Já segundo Yves Dumont, supervisor
de texto de "Tiro e Queda", "o ser humano gosta de ser desafiado": "O público
quer chegar ao final e dizer "não falei que
era ele o assassino?". Por isso crimes sem
autores conhecidos são armas tão poderosas numa novela e dão audiência, sim".
Autor de "Força de um Desejo" e um
dos escritores de novelas que mais se
destacou ao lançar mão desse recurso (é
ele o "pai" da clássica pergunta "quem
matou Odete Roitman?"), Gilberto Braga
afirma que o assassinato do barão Sobral
já estava previsto desde o início de "Força de um Desejo", e que isso não foi uma
estratégia para alavancar o Ibope.
"Não consigo acreditar num aumento
significativo de audiência só por causa
desse mistério", diz Braga, também responsável pela minissérie "Labirinto"

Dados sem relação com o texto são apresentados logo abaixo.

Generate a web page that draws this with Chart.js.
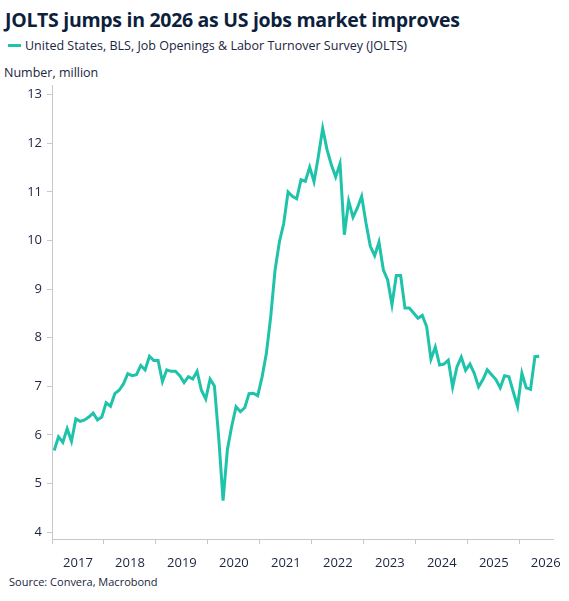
<!DOCTYPE html>
<html><head><meta charset="utf-8">
<script src="https://cdn.jsdelivr.net/npm/chart.js@4"></script>
<style>
body{margin:0;width:569px;height:601px;background:#fff;font-family:"Open Sans",sans-serif;position:relative;overflow:hidden}
#t{position:absolute;left:5px;top:6px;font-size:19.5px;font-weight:700;color:#0d1f3c;letter-spacing:-0.3px}
#l{position:absolute;left:8px;top:37px;font-size:12.5px;color:#1a2540}
#l span{display:inline-block;width:13px;height:3px;background:#1fc3aa;vertical-align:middle;margin-right:4px;margin-top:-3px}
#u{position:absolute;left:4px;top:64px;font-size:12.5px;color:#1a2540}
#s{position:absolute;left:9px;top:574px;font-size:11px;color:#1a2540}
canvas{position:absolute;left:0;top:0}
</style></head><body>
<div id="t">JOLTS jumps in 2026 as US jobs market improves</div>
<div id="l"><span></span>United States, BLS, Job Openings &amp; Labor Turnover Survey (JOLTS)</div>
<div id="u">Number, million</div>
<div id="s">Source: Convera, Macrobond</div>
<canvas id="c" width="569" height="601"></canvas>
<script>
const startYear = 2017;
const yearLabels = [2017,2018,2019,2020,2021,2022,2023,2024,2025,2026];
const openings = [
5.68,5.96,5.85,6.13,5.87,6.33,6.28,6.31,6.37,6.45,6.31,6.37,
6.66,6.59,6.85,6.92,7.05,7.26,7.22,7.24,7.43,7.34,7.62,7.53,
7.53,7.10,7.34,7.31,7.31,7.22,7.08,7.20,7.15,7.31,6.92,6.74,
7.15,7.01,5.94,4.65,5.70,6.18,6.58,6.48,6.56,6.85,6.86,6.81,
7.19,7.68,8.43,9.39,9.97,10.35,11.00,10.91,10.86,11.25,11.22,11.51,
11.21,11.73,12.31,11.87,11.56,11.31,11.58,10.12,10.81,10.48,10.67,10.91,
10.36,9.88,9.69,9.97,9.40,9.19,8.68,9.28,9.28,8.61,8.61,8.51,
8.40,8.46,8.23,7.56,7.81,7.44,7.46,7.54,6.99,7.40,7.60,7.33,
7.46,7.27,6.99,7.14,7.34,7.24,7.14,6.97,7.22,7.20,6.89,6.59,
7.27,6.97,6.94,7.61,7.62
];
const yTicks = [4,5,6,7,8,9,10,11,12,13];
const pts = openings.map((v,i)=>({x:startYear+(i+0.5)/12, y:v}));
const gray='#c8c8c8', txt='#1a2540';
new Chart(document.getElementById('c'),{
type:'line',
data:{datasets:[{data:pts,borderColor:'#1fc3aa',borderWidth:3,pointRadius:0,tension:0,xAxisID:'x',yAxisID:'y'}]},
options:{responsive:false,animation:false,
layout:{padding:{top:85,right:16,left:0,bottom:34}},
plugins:{legend:{display:false},tooltip:{enabled:false}},
scales:{
x:{type:'linear',min:2017,max:2026.64,position:'bottom',
 afterBuildTicks:s=>{s.ticks=yearLabels.map(v=>({value:v}));},
 afterFit:s=>{s.height=6;},
 ticks:{display:false},
 grid:{drawOnChartArea:false,tickLength:5,color:gray},border:{color:gray}},
x2:{type:'linear',min:2017,max:2026.64,position:'bottom',
 afterBuildTicks:s=>{s.ticks=yearLabels.map(v=>({value:v+0.5}));},
 afterFit:s=>{s.height=22;},
 ticks:{callback:v=>String(Math.floor(v)),color:txt,font:{family:'Open Sans',size:13},maxRotation:0,autoSkip:false,padding:2},
 grid:{display:false},border:{display:false}},
y:{type:'linear',min:3.86,max:13.2,
 afterBuildTicks:s=>{s.ticks=yTicks.map(v=>({value:v}));},
 afterFit:s=>{s.width=52;},
 ticks:{color:txt,font:{family:'Open Sans',size:13},padding:5},
 grid:{drawOnChartArea:false,tickLength:5,color:gray},border:{color:gray}}
}}});
</script></body></html>
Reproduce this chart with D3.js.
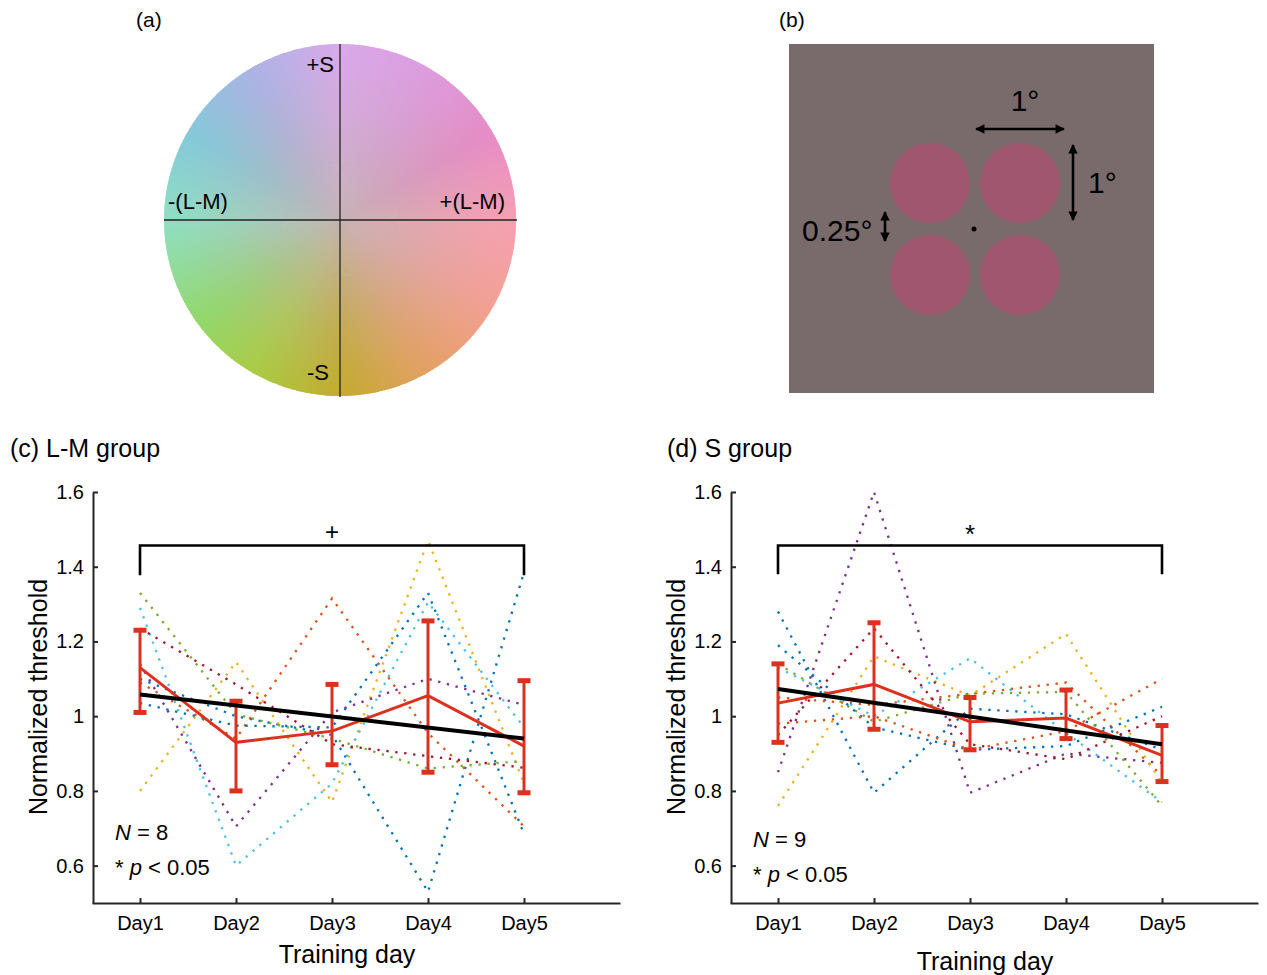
<!DOCTYPE html>
<html>
<head>
<meta charset="utf-8">
<script src="https://cdn.jsdelivr.net/npm/d3@7"></script>
<style>
  body { margin: 0; background: #fff; }
  svg { display: block; }
  text { font-family: "Liberation Sans", Arial, sans-serif; fill: #000; }
</style>
</head>
<body>
<svg id="fig" width="1267" height="975"></svg>
<script>
// ---------- data ----------
const days = ["Day1", "Day2", "Day3", "Day4", "Day5"];
const dayIndex = [1, 2, 3, 4, 5];
const yTicks = [0.6, 0.8, 1, 1.2, 1.4, 1.6];
const subjectColors = ["#0072BD", "#D95319", "#EDB120", "#7E2F8E", "#77AC30", "#4DBEEE", "#A2142F"];

// (c) L-M group: normalized thresholds per participant
const lmSubjects = [
  [1.10, 1.00, 0.95, 0.53, 1.385],
  [1.09, 0.94, 1.315, 0.955, 0.705],
  [0.80, 1.145, 0.77, 1.47, 0.82],
  [1.14, 0.705, 1.01, 1.10, 1.03],
  [1.33, 1.005, 0.94, 0.86, 0.88],
  [1.29, 0.60, 0.82, 1.305, 0.97],
  [1.235, 1.085, 0.925, 0.893, 0.862],
  [1.035, 0.975, 0.97, 1.33, 0.685]
];
const lmMean  = [1.13, 0.93, 0.96, 1.055, 0.92];
const lmUpper = [1.23, 1.04, 1.085, 1.255, 1.095];
const lmLower = [1.01, 0.80, 0.87, 0.85, 0.795];

// (d) S group: normalized thresholds per participant
const sSubjects = [
  [1.28, 0.795, 1.02, 1.005, 0.91],
  [1.05, 1.03, 1.06, 1.09, 0.84],
  [0.76, 1.16, 1.055, 1.22, 0.82],
  [0.85, 1.60, 0.795, 0.90, 0.875],
  [1.14, 0.985, 1.06, 1.065, 0.76],
  [1.13, 1.00, 1.155, 0.955, 0.77],
  [0.95, 1.235, 0.925, 0.885, 1.00],
  [1.19, 0.97, 0.91, 0.92, 1.025],
  [0.98, 1.00, 0.91, 0.96, 1.10]
];
const sMean  = [1.035, 1.085, 0.985, 0.995, 0.895];
const sUpper = [1.14, 1.25, 1.05, 1.07, 0.975];
const sLower = [0.93, 0.965, 0.91, 0.94, 0.825];

// hue around the colour circle (degrees clockwise from +S)
const wheelHues = [
  [0, "#d9a9ea"], [30, "#dd9cdf"], [60, "#e68cc6"], [90, "#f6a0b2"],
  [120, "#f3a093"], [150, "#e4a064"], [180, "#c3ab2e"], [210, "#a9cc46"],
  [235, "#92d96c"], [270, "#8fdfc4"], [300, "#84c9da"], [330, "#acb3e5"],
  [360, "#d9a9ea"]
];

const svg = d3.select("#fig");
const defs = svg.append("defs");
svg.append("rect").attr("width", 1267).attr("height", 975).attr("fill", "#fff");

// ---------- (a) colour space ----------
svg.append("text").attr("x", 136).attr("y", 27).attr("font-size", 21).text("(a)");
{
  const R = 176;
  const g = svg.append("g").attr("transform", "translate(340,220)");
  const hue = d3.scaleLinear()
    .domain(wheelHues.map(d => d[0]))
    .range(wheelHues.map(d => d[1]))
    .interpolate(d3.interpolateRgb);
  const n = 360;
  const arc = d3.arc().innerRadius(0).outerRadius(R);
  g.selectAll("path.wedge").data(d3.range(n)).join("path")
    .attr("class", "wedge")
    .attr("d", i => arc({ startAngle: i / n * 2 * Math.PI, endAngle: (i + 1.5) / n * 2 * Math.PI }))
    .attr("fill", i => hue((i + 0.5) / n * 360));

  const rg = defs.append("radialGradient").attr("id", "grey-centre");
  [[0, 0.92], [0.3, 0.6], [0.6, 0.28], [0.85, 0.08], [1, 0]].forEach(([o, a]) =>
    rg.append("stop").attr("offset", o).attr("stop-color", "#c4b1b2").attr("stop-opacity", a));
  g.append("circle").attr("r", R).attr("fill", "url(#grey-centre)");

  g.append("line").attr("x1", 0).attr("x2", 0).attr("y1", -R).attr("y2", R + 1)
    .attr("stroke", "#222").attr("stroke-width", 1.3);
  g.append("line").attr("x1", -R).attr("x2", R + 1).attr("y1", 0).attr("y2", 0)
    .attr("stroke", "#222").attr("stroke-width", 1.3);

  const lab = (x, y, t, anchor) => g.append("text").attr("x", x).attr("y", y)
    .attr("font-size", 22).attr("text-anchor", anchor).attr("fill", "#222").text(t);
  lab(-6, -148, "+S", "end");
  lab(-11, 160, "-S", "end");
  lab(-172, -11, "-(L-M)", "start");
  lab(165, -11, "+(L-M)", "end");
}

// ---------- (b) stimulus layout ----------
svg.append("text").attr("x", 779).attr("y", 27).attr("font-size", 21).text("(b)");
{
  const g = svg.append("g");
  g.append("rect").attr("x", 789).attr("y", 44).attr("width", 365).attr("height", 349).attr("fill", "#796b6b");
  const soft = defs.append("filter").attr("id", "soft");
  soft.append("feGaussianBlur").attr("stdDeviation", 0.9);
  const discs = [[930, 183], [1020, 183], [930, 275], [1020, 275]];
  g.selectAll("circle.disc").data(discs).join("circle")
    .attr("cx", d => d[0]).attr("cy", d => d[1]).attr("r", 40)
    .attr("fill", "#a1566f").attr("filter", "url(#soft)");
  g.append("circle").attr("cx", 974).attr("cy", 229).attr("r", 2.5).attr("fill", "#000");

  defs.append("marker").attr("id", "head").attr("viewBox", "0 0 10 10")
    .attr("refX", 9).attr("refY", 5).attr("markerWidth", 4.2).attr("markerHeight", 3.6)
    .attr("orient", "auto-start-reverse")
    .append("path").attr("d", "M0,0L10,5L0,10z").attr("fill", "#000");
  const arrow = (x1, y1, x2, y2) => g.append("line")
    .attr("x1", x1).attr("y1", y1).attr("x2", x2).attr("y2", y2)
    .attr("stroke", "#000").attr("stroke-width", 2.6)
    .attr("marker-start", "url(#head)").attr("marker-end", "url(#head)");
  arrow(976, 129, 1064, 129);
  arrow(1073, 145, 1073, 220);
  arrow(885, 212, 885, 241);

  const lab = (x, y, t, anchor) => g.append("text").attr("x", x).attr("y", y)
    .attr("font-family", "Lato, 'Open Sans', sans-serif").attr("font-size", 30)
    .attr("text-anchor", anchor).text(t);
  lab(1025, 111, "1°", "middle");
  lab(1088, 193, "1°", "start");
  lab(802, 241, "0.25°", "start");
}

// ---------- (c)/(d) training curves ----------
function drawPanel(cfg) {
  const g = svg.append("g");
  const x = d3.scaleLinear().domain([0.5, 6]).range([cfg.left - 1, cfg.left + 527]);
  const y = d3.scaleLinear().domain([0.5, 1.6]).range([903, 492]);

  g.append("text").attr("x", cfg.titleX).attr("y", 457).attr("font-size", 25).text(cfg.title);

  // individual participants
  const line = d3.line().x((d, i) => x(dayIndex[i])).y(d => y(d));
  g.selectAll("path.subj").data(cfg.subjects).join("path")
    .attr("class", "subj").attr("d", line).attr("fill", "none")
    .attr("stroke", (d, i) => subjectColors[i % subjectColors.length])
    .attr("stroke-width", 2.3).attr("stroke-dasharray", "2.3 6.7");

  // group mean with error bars
  const red = "#db3220";
  g.append("path").attr("d", line(cfg.mean)).attr("fill", "none")
    .attr("stroke", red).attr("stroke-width", 3);
  const eb = g.selectAll("g.eb").data(dayIndex).join("g");
  eb.append("line")
    .attr("x1", d => x(d)).attr("x2", d => x(d))
    .attr("y1", (d, i) => y(cfg.upper[i])).attr("y2", (d, i) => y(cfg.lower[i]))
    .attr("stroke", red).attr("stroke-width", 3);
  ["upper", "lower"].forEach(k => {
    eb.append("rect")
      .attr("x", d => x(d) - 6.5).attr("width", 13)
      .attr("y", (d, i) => y(cfg[k][i]) - 2.5).attr("height", 5)
      .attr("fill", red);
  });

  // least-squares trend of the group mean
  const mx = d3.mean(dayIndex), my = d3.mean(cfg.mean);
  const slope = d3.sum(dayIndex, (d, i) => (d - mx) * (cfg.mean[i] - my)) /
                d3.sum(dayIndex, d => (d - mx) ** 2);
  const fit = d => my + slope * (d - mx);
  g.append("line")
    .attr("x1", x(1)).attr("y1", y(fit(1))).attr("x2", x(5)).attr("y2", y(fit(5)))
    .attr("stroke", "#000").attr("stroke-width", 4);

  // Day1 vs Day5 comparison bracket
  g.append("path")
    .attr("d", `M${x(1)},${y(cfg.bracketLeg)}V${y(cfg.bracketTop)}H${x(5)}V${y(cfg.bracketLeg)}`)
    .attr("fill", "none").attr("stroke", "#000").attr("stroke-width", 2.6);
  g.append("text").attr("x", x(3)).attr("y", y(cfg.bracketTop) - cfg.markLift)
    .attr("text-anchor", "middle").attr("font-size", cfg.markSize)
    .attr("font-family", cfg.markFont).text(cfg.mark);

  // axes
  const ya = g.append("g").attr("transform", `translate(${cfg.left},0)`)
    .call(d3.axisLeft(y).tickValues(yTicks).tickSize(-5).tickSizeOuter(0).tickPadding(9)
      .tickFormat(d => d === 1 ? "1" : d.toFixed(1)));
  const xa = g.append("g").attr("transform", "translate(0,903)")
    .call(d3.axisBottom(x).tickValues(dayIndex).tickSize(-5).tickSizeOuter(0).tickPadding(13)
      .tickFormat(d => days[d - 1]));
  [ya, xa].forEach(a => {
    a.select(".domain").attr("stroke", "#262626").attr("stroke-width", 2);
    a.selectAll(".tick line").attr("stroke", "#262626").attr("stroke-width", 2);
    a.selectAll("text").attr("font-size", 20).attr("fill", "#000")
      .attr("font-family", "'Liberation Sans', Arial, sans-serif");
  });

  g.append("text").attr("transform", `translate(${cfg.left - 55},697) rotate(-90)`)
    .attr("text-anchor", "middle").attr("dominant-baseline", "central")
    .attr("font-size", 25).text("Normalized threshold");
  g.append("text").attr("x", cfg.xLabelX).attr("y", cfg.xLabelY)
    .attr("text-anchor", "middle").attr("font-size", 25).text("Training day");

  // sample size and significance note
  const n = g.append("text").attr("x", cfg.left + 22).attr("y", cfg.noteY).attr("font-size", 22);
  n.append("tspan").attr("font-style", "italic").text("N");
  n.append("tspan").text(` = ${cfg.subjects.length}`);
  const p = g.append("text").attr("x", cfg.left + 22).attr("y", cfg.noteY + 35).attr("font-size", 22);
  p.append("tspan").text("* ");
  p.append("tspan").attr("font-style", "italic").text("p");
  p.append("tspan").text(" < 0.05");
}

drawPanel({
  title: "(c) L-M group", titleX: 10, left: 93,
  subjects: lmSubjects, mean: lmMean, upper: lmUpper, lower: lmLower,
  bracketTop: 1.457, bracketLeg: 1.377, mark: "+", markSize: 24, markLift: 5,
  markFont: "'Liberation Sans', Arial, sans-serif",
  xLabelX: 347, xLabelY: 963, noteY: 840
});
drawPanel({
  title: "(d) S group", titleX: 667, left: 731,
  subjects: sSubjects, mean: sMean, upper: sUpper, lower: sLower,
  bracketTop: 1.457, bracketLeg: 1.38, mark: "*", markSize: 26, markLift: 2,
  markFont: "'Liberation Serif', 'DejaVu Serif', serif",
  xLabelX: 985, xLabelY: 970, noteY: 847
});
</script>
</body>
</html>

(98), cuja história era centrada na morte
do empresário Otacílio Fraga (Paulo José), e pela novela "Água Viva" (80), em
que Miguel Fragonard (Raul Cortez)
também era assassinado.
Para que a mídia não descobrisse quem
era o criminoso de "Força de um Desejo", Braga gravou a cena final somente na
véspera de o último capítulo ir ao ar. A
atriz Denise Del Vecchio, intérprete da
assassina Bárbara, foi comunicada do
desfecho pouco antes e ficou surpresa ao
saber que era a criminosa. "Mas depois
fui juntando as peças e vi que toda a alienação de Bárbara já era um prenúncio de
psicose", diz a atriz.
No caso de "Tiro e Queda", foram gravados três finais, apenas para manter o
sigilo da trama e despistar a imprensa.
"Mas, para quem acompanhou a novela,
apenas uma pessoa poderia ter cometido
tantos crimes", afirma Dumont.
Segundo Gilberto Braga, o alvoroço em
torno dos crimes nas novelas se deve
muito à imprensa, que começa a falar do
assunto muito antes de ele acontecer.
"Sabe quantos capítulos foram tomados
pela morte de Odete Roitman? Apenas
oito. Mas ficou parecendo que a novela
toda só tratava desse crime."
Para quem não lembra, a vilã Odete
Roitman (Beatriz Segall) foi morta por
Leila (Cássia Kiss), que, numa crise de
ciúmes do marido, cometeu o crime.
"Minha personagem era secundária e,
ao saber que Leila matou Odete, tive a
sensação de ter ganho uma corrida. Saí
nas capas de todos os jornais ao lado do
seringueiro Chico Mendes, morto na
mesma época", lembra Cássia.
Além dela, quais são os outros grandes
assassinos da TV brasileira? Mestre em
novelas pela USP, Mauro Alencar recorda que nesse departamento não dá para
esquecer de Felipe Cerqueira (Edwin
Luisi), que matou Salomão Hayala (Dionísio Azevedo) em "O Astro" (77/ 78).
Mais de 20 anos após a exibição da novela de Janete Clair, Luisi ainda se recorda da repercussão que a revelação do
mistério causou no país: "No dia em que
o episódio final foi ao ar, anunciaram
que Figueiredo seria o próximo presidente. Minha foto foi publicada acima
da dele em muitos jornais. Desde o início
da trama, eu sabia que era o assassino,
mas mantive o segredo até o fim, não
contei nem para minha mãe".
Outros crimes não podem faltar à lista:
"A primeira novela a usar esse tipo de recurso foi "Véu de Noiva" (69/70), de Janete Clair, na qual Luciano, interpretado
por Geraldo Del Rey, era morto. Mas
ninguém se lembra quem era o assassino", diz Alencar.
Há ainda "Assim na Terra Como no
Céu" (70/71), onde Carlos Vereza assassinava Renata Sorrah, "A Próxima Vítima" (95), com Cecil Thiré no papel do
"serial killer" Adalberto, e outras tantas.
Mas nenhuma talvez tenha usado o recurso de forma tão radical quanto "O
Rebu" (74/ 75), de Bráulio Pedroso. Toda a trama se passava em uma única noite, em uma festa onde uma pessoa vestida com um smoking era morta. A vítima
era Bete Mendes, em sua primeira novela na Globo. O assassino era Ziembinski.
"Além de "quem matou?", Bráulio instigava o espectador com "quem morreu?"
e "como aconteceu o crime?". E tudo
ocorria numa única noite", diz Bete.